Jon received his grade school education in the Denver public schools but soon his parents agreed he needed a greater challenge and made the difficult decision to send him to live in Steamboat Springs and attend Whiteman School. It was then that Jon was afforded the opportunities to travel to Mexico and to Spain and to establish a lifelong bond with his instructor and dear friend, Wayne Kakela. Looking back, Jon said it was this time in his life that made the greatest overall impression. The exemplary education Jon received at Whiteman prepared him to later be chosen to teach a course in Spanish Colonialism when his professor left unexpectedly, and, while majoring in English at Mesa College, to not only see to his own classwork, but to earn his spending money writing other student's term papers.
Living in Steamboat gave Jon the chance to live out a childhood dream of bein' a cowboy and bring forth from memory all his favorite lines from his childhood western heroes. He delighted in the salty language and humor that he shared with the ranchers with whom he worked, up the Elk River valley north of Steamboat. Tragically his dream was cut short when he and his horse "had a disagreement" and the injuries incurred eventually led to permanent paraplegia. From that time on Jon would warn that horses were "dumb on one end and dangerous on the other"
Never wanting to succumb to being "handicapped," a word and concept he loathed, Jon forged on through this difficult transition with friends who not only emotionally carried him, but at times, literally carried him through. His signature, cynical sense of humor was honed through the new challenges he faced and his indomitable spirit developed a new focus. Jon had god-given talents that had, to this point, been mere hobbies.

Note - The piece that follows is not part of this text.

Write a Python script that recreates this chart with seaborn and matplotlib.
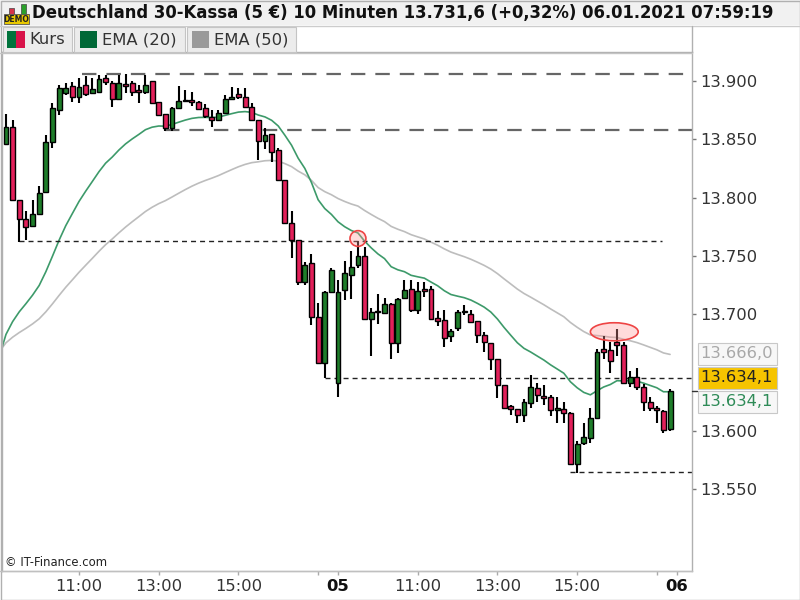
import numpy as np
import pandas as pd
import matplotlib
matplotlib.use("Agg")
import matplotlib.pyplot as plt
import seaborn as sns
from matplotlib.patches import Rectangle, Ellipse

# ---------------- data ----------------
opens = [13846, 13861, 13798, 13782, 13776, 13786, 13805, 13848, 13875, 13890,
         13896, 13886, 13897, 13890, 13891, 13903, 13898, 13885, 13897, 13898,
         13892, 13891, 13900, 13882, 13872, 13860, 13877, 13883, 13884, 13882,
         13877, 13869, 13867, 13873, 13885, 13889, 13886, 13878, 13867, 13849,
         13855, 13841, 13815, 13778, 13764, 13728, 13744, 13698, 13658, 13719,
         13641, 13721, 13734, 13742, 13750, 13696, 13702, 13701, 13709, 13675,
         13714, 13722, 13704, 13722, 13722, 13697, 13695, 13681, 13688, 13702,
         13700, 13694, 13682, 13675, 13662, 13639, 13621, 13619, 13614, 13624,
         13637, 13630, 13629, 13618, 13619, 13615, 13572, 13590, 13594, 13611,
         13670, 13669, 13676, 13674, 13641, 13646, 13638, 13625, 13620, 13617,
         13602]
highs = [13872, 13867, 13798, 13789, 13798, 13810, 13854, 13881, 13897, 13898,
         13899, 13903, 13904, 13903, 13905, 13905, 13900, 13905, 13906, 13900,
         13897, 13905, 13900, 13882, 13872, 13878, 13896, 13892, 13891, 13883,
         13880, 13875, 13875, 13888, 13895, 13894, 13894, 13881, 13867, 13860,
         13855, 13843, 13815, 13789, 13764, 13745, 13752, 13710, 13720, 13740,
         13729, 13746, 13754, 13763, 13758, 13705, 13717, 13714, 13710, 13714,
         13729, 13729, 13728, 13728, 13724, 13703, 13704, 13687, 13704, 13708,
         13704, 13694, 13685, 13675, 13662, 13639, 13622, 13619, 13627, 13648,
         13641, 13639, 13631, 13629, 13625, 13616, 13591, 13607, 13620, 13670,
         13681, 13676, 13687, 13676, 13651, 13654, 13640, 13629, 13621, 13618,
         13636]
lows = [13846, 13798, 13762, 13764, 13776, 13786, 13805, 13843, 13871, 13888,
        13882, 13881, 13887, 13889, 13891, 13897, 13878, 13885, 13890, 13887,
        13881, 13889, 13881, 13870, 13857, 13857, 13877, 13882, 13879, 13875,
        13868, 13861, 13866, 13873, 13884, 13885, 13878, 13867, 13832, 13842,
        13831, 13815, 13778, 13748, 13725, 13725, 13691, 13658, 13645, 13718,
        13629, 13712, 13713, 13740, 13696, 13664, 13692, 13701, 13662, 13667,
        13713, 13702, 13700, 13715, 13696, 13690, 13672, 13676, 13686, 13699,
        13693, 13675, 13668, 13652, 13628, 13620, 13614, 13607, 13608, 13620,
        13625, 13622, 13613, 13607, 13607, 13572, 13564, 13588, 13590, 13611,
        13662, 13650, 13664, 13641, 13638, 13635, 13617, 13617, 13607, 13598,
        13600]
closes = [13861, 13798, 13782, 13775, 13786, 13804, 13848, 13877, 13894, 13894,
          13886, 13895, 13889, 13893, 13902, 13899, 13885, 13898, 13896, 13891,
          13891, 13897, 13881, 13871, 13860, 13877, 13883, 13884, 13882, 13876,
          13870, 13867, 13873, 13885, 13886, 13886, 13878, 13867, 13849, 13854,
          13839, 13815, 13778, 13764, 13728, 13742, 13698, 13658, 13719, 13738,
          13719, 13735, 13741, 13750, 13696, 13702, 13703, 13709, 13675, 13713,
          13721, 13704, 13720, 13720, 13696, 13694, 13680, 13686, 13702, 13702,
          13693, 13682, 13676, 13662, 13639, 13620, 13619, 13614, 13625, 13638,
          13631, 13628, 13618, 13619, 13615, 13572, 13589, 13595, 13611, 13668,
          13668, 13660, 13674, 13641, 13646, 13638, 13625, 13620, 13618, 13601,
          13634.1]

ema20_start = 13664.0   # EMA values just left of the chart
ema50_start = 13668.0

ytick_values = [13550, 13600, 13700, 13750, 13800, 13850, 13900]
xtick_pos = [11, 23, 35, 47, 50, 62, 74, 86, 98, 101]
xtick_labels = ["11:00", "13:00", "15:00", "", "05", "11:00", "13:00", "15:00", "", "06"]

level_values = [13906, 13858, 13763, 13645, 13565]
level_from = [11.5, 24, 2, 48, 85]
level_to = [103.3, 103.3, 98.8, 103.3, 103.3]
level_kind = ["long", "long", "short", "short", "short"]

mark_idx = [53, 91.6]
mark_val = [13765, 13685]

title_text = "Deutschland 30-Kassa (5 €) 10 Minuten 13.731,6 (+0,32%) 06.01.2021 07:59:19"
legend_names = ["Kurs", "EMA (20)", "EMA (50)"]
value_labels = ["13.666,0", "13.634,1", "13.634,1"]

# ---------------- style ----------------
sns.set_style("white")
plt.rcParams["font.family"] = ["DejaVu Sans"]

W, H = 800, 600
fig = plt.figure(figsize=(8, 6), dpi=100)
fig.patch.set_facecolor("white")


def prect(x0, y0, x1, y1, **kw):
    fig.patches.append(Rectangle((x0 / W, 1 - y1 / H), (x1 - x0) / W, (y1 - y0) / H,
                                 transform=fig.transFigure, **kw))


def ptext(x, y, s, **kw):
    fig.text(x / W, 1 - y / H, s, **kw)


def pline(xa, ya, xb, yb, **kw):
    fig.lines.append(plt.Line2D([xa / W, xb / W], [1 - ya / H, 1 - yb / H],
                                transform=fig.transFigure, **kw))


FS = 11.8

# title bar
prect(0, 0, 800, 25, facecolor="#f1f1f1", edgecolor="none")
pline(0, 25.5, 800, 25.5, color="#cccccc", lw=1)
# DEMO icon
prect(9, 8, 14, 15, facecolor="#d6334a", edgecolor="#444", lw=0.5)
prect(21, 4, 26, 15, facecolor="#2aa02a", edgecolor="#444", lw=0.5)
prect(4, 14, 29, 24, facecolor="#e8c800", edgecolor="#555", lw=0.6)
ptext(16.5, 19.5, "DEMO", fontsize=5.5, fontweight="bold", color="#222", ha="center", va="center")
ptext(32, 13, title_text, fontsize=11.9, fontweight="bold", color="#111", va="center")

# legend row
leg_boxes = [(3, 72), (74, 185), (187, 296)]
for (bx0, bx1), name in zip(leg_boxes, legend_names):
    prect(bx0, 27, bx1, 52, facecolor="#ececec", edgecolor="#c4c4c4", lw=0.8)
prect(7, 31, 16, 48, facecolor="#00733c", edgecolor="none")
prect(16, 31, 25, 48, facecolor="#d8134a", edgecolor="none")
prect(80, 31, 97, 48, facecolor="#006837", edgecolor="none")
prect(192, 31, 209, 48, facecolor="#9a9a9a", edgecolor="none")
for xx, name in zip([29, 102, 214], legend_names):
    ptext(xx, 40, name, fontsize=FS, color="#333", va="center")

# ---------------- main axes ----------------
x0, x1, y0, y1 = 2, 692, 52, 571
ax = fig.add_axes([x0 / W, 1 - y1 / H, (x1 - x0) / W, (y1 - y0) / H])
ax.set_facecolor("white")

idx = np.arange(len(closes))
df = pd.DataFrame({"i": idx, "open": opens, "high": highs, "low": lows, "close": closes})

# EMA lines (computed from the closes, seeded with the value read at the left edge)
ext20 = pd.Series([ema20_start] + closes).ewm(span=20, adjust=False).mean()
ext50 = pd.Series([ema50_start] + closes).ewm(span=50, adjust=False).mean()
ema_df = pd.DataFrame({"i": np.arange(-1, len(closes)), "ema20": ext20.values, "ema50": ext50.values})
sns.lineplot(data=ema_df, x="i", y="ema50", ax=ax, color="#bdbdbd", lw=1.2, zorder=1)
sns.lineplot(data=ema_df, x="i", y="ema20", ax=ax, color="#3d9a6a", lw=1.2, zorder=1)

# level lines
for v, a, b, k in zip(level_values, level_from, level_to, level_kind):
    if k == "long":
        ax.hlines(v, a, b, colors="#666666", lw=1.6, linestyles=(0, (6.5, 4.5)), zorder=1.5)
    else:
        ax.hlines(v, a, b, colors="#222222", lw=1.0, linestyles=(0, (3.6, 2.9)), zorder=1.5)

# candles
up = df["close"] >= df["open"]
colors = np.where(up, "#1e7d2a", "#e2205a")
ax.vlines(df["i"], df["low"], df["high"], colors="black", lw=1.5, zorder=2)
body_bottom = np.minimum(df["open"], df["close"])
body_h = np.maximum(np.abs(df["close"] - df["open"]), 1.2)
ax.bar(df["i"], body_h, bottom=body_bottom, width=0.74, color=colors,
       edgecolor="black", linewidth=1.0, zorder=3)

# highlight marks
ax.add_patch(Ellipse((mark_idx[0], mark_val[0]), 2.4, 13.5, facecolor=(1, 0.6, 0.6, 0.35),
                     edgecolor="#ee4444", lw=1.2, zorder=4))
ax.add_patch(Ellipse((mark_idx[1], mark_val[1]), 7.2, 15.5, facecolor=(1, 0.6, 0.6, 0.35),
                     edgecolor="#ee4444", lw=1.2, zorder=4))

ax.set_xlim(-0.6, 103.3)
ax.set_ylim(13479.8, 13925.0)
ax.set_xlabel("")
ax.set_ylabel("")

ax.yaxis.tick_right()
ax.set_yticks(ytick_values)
ax.set_yticklabels([f"{v:,}".replace(",", ".") for v in ytick_values])
ax.tick_params(axis="y", which="both", right=True, left=False, direction="out", length=3,
               width=1, color="#777", pad=3, labelsize=FS, labelcolor="#333")
ax.set_xticks(xtick_pos)
ax.set_xticklabels(xtick_labels)
ax.tick_params(axis="x", which="both", bottom=True, direction="out", length=3, width=1,
               color="#aaa", pad=3, labelsize=FS, labelcolor="#333")
for lab in ax.get_xticklabels():
    if lab.get_text() in ("05", "06"):
        lab.set_fontweight("bold")
        lab.set_color("#111")
for s in ax.spines.values():
    s.set_color("#b0b0b0")
    s.set_linewidth(1)
ax.spines["bottom"].set_color("#c0c0c0")
ax.grid(False)

# last-value boxes on the right axis
box_y = [354, 378, 402]
box_fc = ["#f7f7f7", "#f6c400", "#f7f7f7"]
box_tc = ["#a8a8a8", "#222222", "#2e8b57"]
for yy, fc, tc, s in zip(box_y, box_fc, box_tc, value_labels):
    prect(698, yy - 11, 777, yy + 11, facecolor=fc, edgecolor="#c8c8c8", lw=0.8)
    ptext(700.5, yy, s, fontsize=FS, color=tc, va="center")
# price marker tick
pline(692, 391, 697, 391, color="#333", lw=1)

# frame lines
pline(0, 571, 692, 571, color="#c0c0c0", lw=1)
pline(692, 26, 692, 52, color="#b0b0b0", lw=1)
pline(0, 52.5, 692, 52.5, color="#c4c4c4", lw=1)
ptext(5, 563, "© IT-Finance.com", fontsize=8.4, color="#222", va="center")

# outer frame
prect(0.5, 0.5, 799.5, 599.5, facecolor="none", edgecolor="#b0b0b0", lw=1)

fig.savefig("out.png", dpi=100)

Jon was an artist. His endeavors included cartooning and caricatures, both for his personal enjoyment and for the Steamboat Pilot newspaper for which he drew the editorial cartoons for 11 years. He also did scrimshaw on powder horns, a cribbage board, and jewelry that he crafted himself and beadwork on leather clothing he made for mountain man rendezvous that he loved to attend. His talents were abundant, but undoubtedly, what he was known best for was his beautiful voice and his hard strumming guitar skills that earned him the rendezvous nickname "Nightsinger," as generations of listeners for decades, gathered around his campfires and listened to him passionately sing til dawn.
While playing at Francisco's in Durango, Jon met his future wife Anna Poulson and together they had two beautiful sons. Their eldest Campsey, was born in Steamboat in 1975 and the younger Travis, in 1979. The boys have many stories of being raised by such a talented, eccentric father and the many ways they adapted to his physical limitations.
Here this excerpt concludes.